1. Ladder Diagram (LD)

Ladder Diagram originates from relay logic, which relied on switches and relays to control processes. In PLCs, internal logic replaces most physical devices while maintaining electrical outputs. LD is a graphical language designed for easy readability, maintenance, and troubleshooting. 

Many engineers learn LD first, especially in North America, due to its widespread industry adoption. It is organized in horizontal rungs with vertical rails representing electrical connections. Inputs, timers, and logical conditions control outputs, making LD ideal for Boolean logic applications.

Advantages:

• Graphical rungs make logic easy to follow and debug.
  
• Supports online editing and real-time updates.
  
• Allows embedded comments for documentation.
  
• Excellent for complex Boolean operations.

Disadvantages:

• Limited instructions for specialized tasks like motion control or batching.
  
• May be less suitable for highly mathematical or data-heavy operations.

Read more: The History of Programmable Logic Controllers

2. Sequential Function Chart (SFC)

SFC is a graphical programming language resembling flowcharts. Programs consist of steps (major functions) and transitions (conditions to move between steps). Steps contain actions executed based on timing, process phase, or physical equipment states. SFC supports branches, enabling multiple steps to execute simultaneously. High-level state machines and sequencers often combine SFC with other languages, like LD or ST, for detailed actions.

Advantages:

• Breaks processes into clear steps, simplifying troubleshooting.
  
• Shows active states and fault locations directly.
  
• Reusable logic blocks speed up design and programming.
  
• Ideal for monitoring sequences like tank filling and emptying.

Disadvantages:

• Not suited for non-sequential or highly detailed logic.
• Requires integration with other languages for step actions.
• Less flexible for continuous or data-heavy processes.

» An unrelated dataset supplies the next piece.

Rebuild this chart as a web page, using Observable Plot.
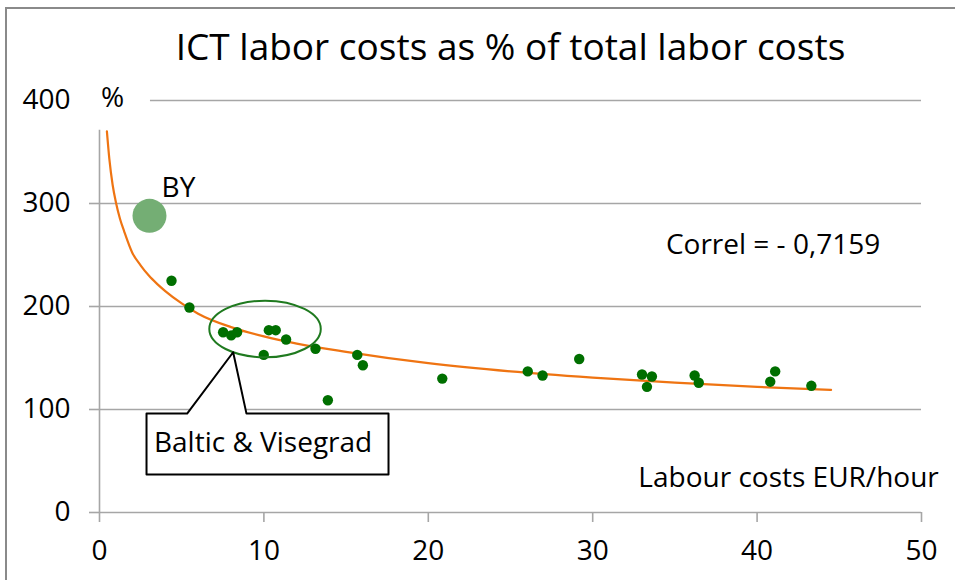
<!DOCTYPE html>
<html>
<head>
<meta charset="utf-8">
<script src="https://cdn.jsdelivr.net/npm/d3@7"></script>
<script src="https://cdn.jsdelivr.net/npm/@observablehq/plot@0.6"></script>
<style>
  body { margin: 0; background: #fff; }
  #wrap { position: relative; width: 955px; height: 580px; overflow: hidden; }
  #border { position: absolute; left: 5px; top: 7px; width: 960px; height: 600px;
            border-left: 2px solid #8a8a8a; border-top: 2px solid #8a8a8a; pointer-events: none; }
  svg { font-family: "Open Sans", sans-serif; }
</style>
</head>
<body>
<div id="wrap"><div id="border"></div></div>
<script>
// ---- data ----
const title = "ICT labor costs as % of total labor costs";
const labourCost = [4.38, 5.47, 7.52, 8.01, 8.37, 9.99, 10.3, 10.72, 11.35, 13.14, 13.89, 15.68, 16.02,
                    20.85, 26.05, 26.95, 29.18, 33.0, 33.3, 33.6, 36.2, 36.45, 40.8, 41.1, 43.3];
const ictShare   = [225, 199, 175, 172, 175, 153, 177, 177, 168, 159, 109, 153, 143,
                    130, 137, 133, 149, 134, 122, 132, 133, 126, 127, 137, 123];
const byPoint = {label: "BY", x: 3.04, y: 288};
// trend line (power fit)
const trendX = [0.45, 0.6, 0.8, 1, 1.25, 1.5, 2, 2.5, 3, 3.5, 4, 5, 6, 8, 10, 12, 15, 20, 25, 30, 35, 40, 44.5];
const trendY = [370, 343, 318, 301, 285, 273, 252, 240, 230, 222, 215, 203, 193, 180, 171, 164, 156, 145, 137, 131, 126, 122, 119];
const xTicks = [0, 10, 20, 30, 40, 50];
const yTicks = [0, 100, 200, 300, 400];
const correlText = "Correl = - 0,7159";
const xLabel = "Labour costs EUR/hour";
const yLabel = "%";
const groupLabel = "Baltic & Visegrad";
// annotation anchors (data units)
const groupEllipse = [{x: 10.1, y: 177.7, rx: 3.39, ry: 27.5}];
const calloutX = [2.86, 5.33, 8.13, 8.94, 17.58, 17.58, 2.86, 2.86];
const calloutY = [96, 96, 155.6, 96, 96, 37, 37, 96];

const points = labourCost.map((x, i) => ({x, y: ictShare[i]}));
const trend = trendX.map((x, i) => ({x, y: trendY[i]}));
const callout = calloutX.map((x, i) => ({x, y: calloutY[i]}));

const ellipseMark = (data, opts) => Plot.dot(data, {
  x: "x", y: "y",
  render(index, scales, values, dims, ctx) {
    const g = d3.create("svg:g");
    for (const i of index) {
      const d = data[i];
      const cx = scales.x(d.x), cy = scales.y(d.y);
      g.append("ellipse")
        .attr("cx", cx).attr("cy", cy)
        .attr("rx", scales.x(d.x + d.rx) - cx)
        .attr("ry", cy - scales.y(d.y + d.ry))
        .attr("fill", "none").attr("stroke", opts.stroke).attr("stroke-width", opts.strokeWidth);
    }
    return g.node();
  }
});

const grid = "#a6a6a6";
const chart = Plot.plot({
  width: 955, height: 580,
  marginLeft: 99, marginRight: 34, marginTop: 100, marginBottom: 68,
  x: {domain: [0, 50]},
  y: {domain: [0, 400]},
  style: {fontFamily: "Open Sans, sans-serif", color: "#000", background: "transparent"},
  marks: [
    Plot.ruleY(yTicks.filter(d => d < 400), {stroke: grid, strokeWidth: 1.6}),
    Plot.ruleY([400], {x1: 3.1, x2: 50, stroke: grid, strokeWidth: 1.6}),
    Plot.ruleX([0], {y1: 0, y2: 371, stroke: grid, strokeWidth: 1.6}),
    Plot.axisY({ticks: yTicks.filter(d => d < 400), tickSize: 10, stroke: grid, strokeWidth: 1.6, text: null, label: null}),
    Plot.axisY({ticks: yTicks, tickSize: 0, tickPadding: 29, fontSize: 28, tickFormat: d => d, label: null}),
    Plot.axisX({ticks: xTicks, tickSize: 10, stroke: grid, strokeWidth: 1.6, tickPadding: 18, fontSize: 28, tickFormat: d => d, label: null}),
    Plot.line(trend, {x: "x", y: "y", stroke: "#ef7412", strokeWidth: 2.2, curve: "monotone-x"}),
    Plot.dot(points, {x: "x", y: "y", r: 5.2, fill: "#006f00", stroke: "none"}),
    Plot.dot([byPoint], {x: "x", y: "y", r: 17, fill: "#74ae74", stroke: "none"}),
    Plot.text([byPoint], {x: "x", y: "y", text: "label", dx: 29, dy: -28, fontSize: 28}),
    ellipseMark(groupEllipse, {stroke: "#1f7a1f", strokeWidth: 2}),
    Plot.line(callout, {x: "x", y: "y", stroke: "#000", strokeWidth: 2, fill: "#fff", curve: "linear"}),
    Plot.text([groupLabel], {x: 9.95, y: 67, fontSize: 28}),
    Plot.text([correlText], {x: 40.97, y: 260, fontSize: 28}),
    Plot.text([xLabel], {x: 51.05, y: 33, fontSize: 28, textAnchor: "end"}),
    Plot.text([yLabel], {x: 0.79, y: 402.5, fontSize: 28}),
    Plot.text([title], {frameAnchor: "top", lineAnchor: "middle", dy: -52, fontSize: 37})
  ]
});
document.getElementById("wrap").prepend(chart);
</script>
</body>
</html>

3. Function Block Diagram (FBD)

FBD is a visual language using function blocks connected by lines to define relationships between inputs and outputs. Function blocks simplify common tasks such as timers, counters, and PID loops. The PLC scans blocks in sequence or based on connections, making FBD suitable for continuous process control.

Advantages:

• Visual structure helps understand program flow.
• Ideal for motion control and continuous process management.
• Outputs from one block can feed into the next without intermediate variables.
• Enables complex processes like tank level monitoring with analog inputs.

Disadvantages:

• Programs can become disorganized if blocks are placed randomly.
• Troubleshooting large systems can be challenging.
• Complex arithmetic tasks may require Structured Text instead.

4. Structured Text (ST)

Structured Text is a high-level, text-based language similar to Basic, Pascal, or C. It is powerful for mathematical calculations, algorithms, and repetitive operations. ST uses structured statements with commands like FOR, WHILE, IF, ELSE, and CASE. Programmers familiar with modern languages like Python often adapt to ST quickly, while older engineers may find it harder to debug.

Advantages:

• Handles complex calculations and data structures efficiently.
• Supports tasks unavailable in graphical languages like LD.
• Organized and flexible for algorithm-heavy applications.

Disadvantages:

• Syntax can be challenging for beginners.
• Debugging is more difficult compared to graphical languages.
• Limited online editing capabilities.

Read more: What Are the Different Types of PLCs Used in Industry?

5. Instruction List (IL)

Instruction List is a textual, assembly-like language using mnemonic codes (e.g., LD, AND, OR). Each instruction is written on a separate line with optional comments. IL is now largely obsolete but may still appear in maintenance tasks. Most manufacturers advise against using it for new projects.

Advantages:

• Compact and efficient for time-critical programs.
• Simple structure allows fast execution.

Disadvantages:

• Few structuring options; GOTO commands can cause errors.
• Difficult to debug and maintain compared to modern PLC languages.
• Limited suitability for complex automation tasks.

PLC programming languages control the behavior of a Programmable Logic Controller through a repetitive operating cycle called the scan cycle. The CPU executes this cycle continuously to process inputs, evaluate logic, and update outputs.

The scan cycle includes four primary steps:

• Reading Inputs: The PLC captures the current states of all physical inputs and stores them in the input image table.
• Logic Evaluation: The program logic is processed sequentially, updating memory registers and the output image table. In ladder logic, for example, each rung is evaluated from left to right, top to bottom.
• Writing Outputs: The results from the output image table are sent to the physical outputs, activating or deactivating actuators.
• Housekeeping: The PLC performs internal maintenance tasks, including fault checks, timer and counter updates, and communication servicing.

Scan times vary depending on program complexity, the number of instructions, and processor speed. Short programs may complete a scan in 3–5 milliseconds, while longer or more complex routines can take 60–70 milliseconds. Delays beyond this range may cause noticeable lag in actuator response, indicating the need for a faster processor or multiple CPUs.

Read more: Can PLC run without SCADA?

PLC programming languages form the backbone of industrial automation, allowing precise control over machinery and processes. Each language—whether graphical like Ladder Diagram, Sequential Function Charts, or Function Block Diagram, or textual like Structured Text and Instruction List—offers unique ways to define logic, handle inputs and outputs, and manage complex operations.

Understanding how these languages operate, including the scan cycle, subroutines, and operational modes, enables programmers to design efficient, reliable, and flexible control systems. By mastering multiple PLC languages and their execution processes, engineers can adapt to diverse industrial applications, troubleshoot effectively, and optimize automation performance.